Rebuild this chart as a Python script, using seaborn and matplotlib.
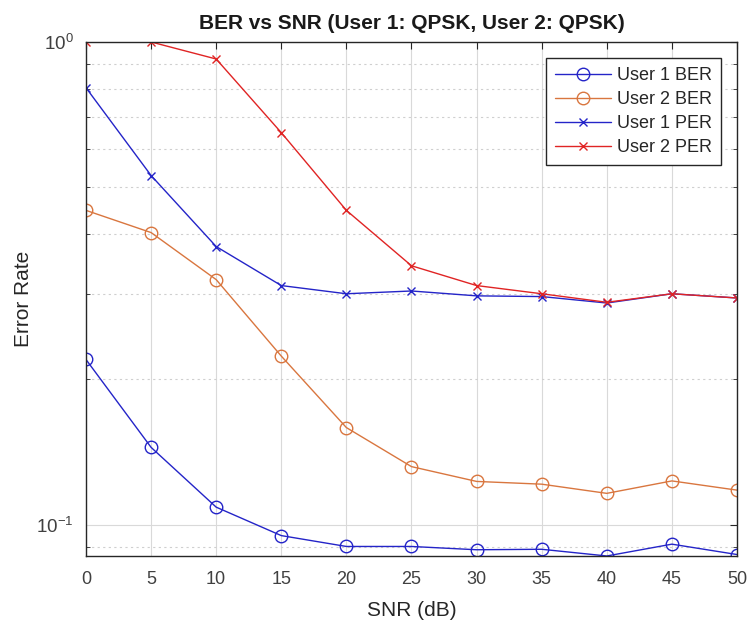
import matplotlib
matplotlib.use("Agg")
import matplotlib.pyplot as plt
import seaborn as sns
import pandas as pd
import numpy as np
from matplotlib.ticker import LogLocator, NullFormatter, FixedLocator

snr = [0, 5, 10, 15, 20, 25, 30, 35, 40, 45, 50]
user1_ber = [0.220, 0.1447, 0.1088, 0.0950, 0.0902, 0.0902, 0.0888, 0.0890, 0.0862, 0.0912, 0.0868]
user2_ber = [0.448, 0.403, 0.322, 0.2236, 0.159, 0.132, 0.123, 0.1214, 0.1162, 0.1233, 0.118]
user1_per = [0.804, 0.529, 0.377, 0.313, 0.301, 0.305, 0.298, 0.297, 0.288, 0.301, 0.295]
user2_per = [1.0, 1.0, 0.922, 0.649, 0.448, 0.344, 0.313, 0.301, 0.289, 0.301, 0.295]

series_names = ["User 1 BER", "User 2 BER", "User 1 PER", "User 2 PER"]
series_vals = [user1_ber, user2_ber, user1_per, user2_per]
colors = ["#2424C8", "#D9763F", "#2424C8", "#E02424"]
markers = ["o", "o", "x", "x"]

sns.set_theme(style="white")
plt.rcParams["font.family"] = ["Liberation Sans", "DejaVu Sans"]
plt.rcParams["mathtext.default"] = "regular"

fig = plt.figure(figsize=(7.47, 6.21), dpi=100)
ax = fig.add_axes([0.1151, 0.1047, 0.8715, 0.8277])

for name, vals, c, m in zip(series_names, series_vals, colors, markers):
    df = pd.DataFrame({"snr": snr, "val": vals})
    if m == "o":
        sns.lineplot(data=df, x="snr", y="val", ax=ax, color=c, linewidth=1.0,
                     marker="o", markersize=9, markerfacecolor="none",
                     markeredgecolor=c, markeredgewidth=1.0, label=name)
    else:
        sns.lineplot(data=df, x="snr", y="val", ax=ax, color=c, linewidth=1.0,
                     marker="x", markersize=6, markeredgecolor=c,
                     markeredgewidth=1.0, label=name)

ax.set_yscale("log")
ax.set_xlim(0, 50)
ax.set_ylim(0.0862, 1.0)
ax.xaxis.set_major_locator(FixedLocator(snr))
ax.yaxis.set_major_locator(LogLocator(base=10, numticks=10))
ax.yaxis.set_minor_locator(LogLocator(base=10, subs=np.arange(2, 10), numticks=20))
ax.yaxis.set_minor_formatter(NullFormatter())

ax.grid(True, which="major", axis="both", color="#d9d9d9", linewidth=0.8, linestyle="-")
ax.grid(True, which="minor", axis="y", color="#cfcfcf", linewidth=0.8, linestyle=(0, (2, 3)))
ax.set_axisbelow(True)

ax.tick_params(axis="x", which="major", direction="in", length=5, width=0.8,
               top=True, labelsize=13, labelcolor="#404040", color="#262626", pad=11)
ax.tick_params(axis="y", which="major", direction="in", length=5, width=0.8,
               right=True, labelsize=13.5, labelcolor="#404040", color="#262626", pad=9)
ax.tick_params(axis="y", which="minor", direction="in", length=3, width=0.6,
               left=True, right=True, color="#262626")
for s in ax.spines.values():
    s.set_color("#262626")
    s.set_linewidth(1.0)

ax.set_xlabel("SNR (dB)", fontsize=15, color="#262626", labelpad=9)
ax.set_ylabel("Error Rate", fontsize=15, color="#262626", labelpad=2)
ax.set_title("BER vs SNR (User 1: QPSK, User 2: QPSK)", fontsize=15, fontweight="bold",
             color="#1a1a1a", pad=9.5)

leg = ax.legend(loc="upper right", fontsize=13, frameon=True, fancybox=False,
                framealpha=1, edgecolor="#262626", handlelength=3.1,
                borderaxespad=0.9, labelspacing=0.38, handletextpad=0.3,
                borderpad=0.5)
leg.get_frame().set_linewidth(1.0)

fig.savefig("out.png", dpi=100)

============

- **Work to do**: Take the material above from its first line through the line holding "from matplotlib.ticker import" and set it down exactly, without the pictures.

- **Response**:
Rebuild this chart as a Python script, using seaborn and matplotlib.
import matplotlib
matplotlib.use("Agg")
import matplotlib.pyplot as plt
import seaborn as sns
import pandas as pd
import numpy as np
from matplotlib.ticker import LogLocator, NullFormatter, FixedLocator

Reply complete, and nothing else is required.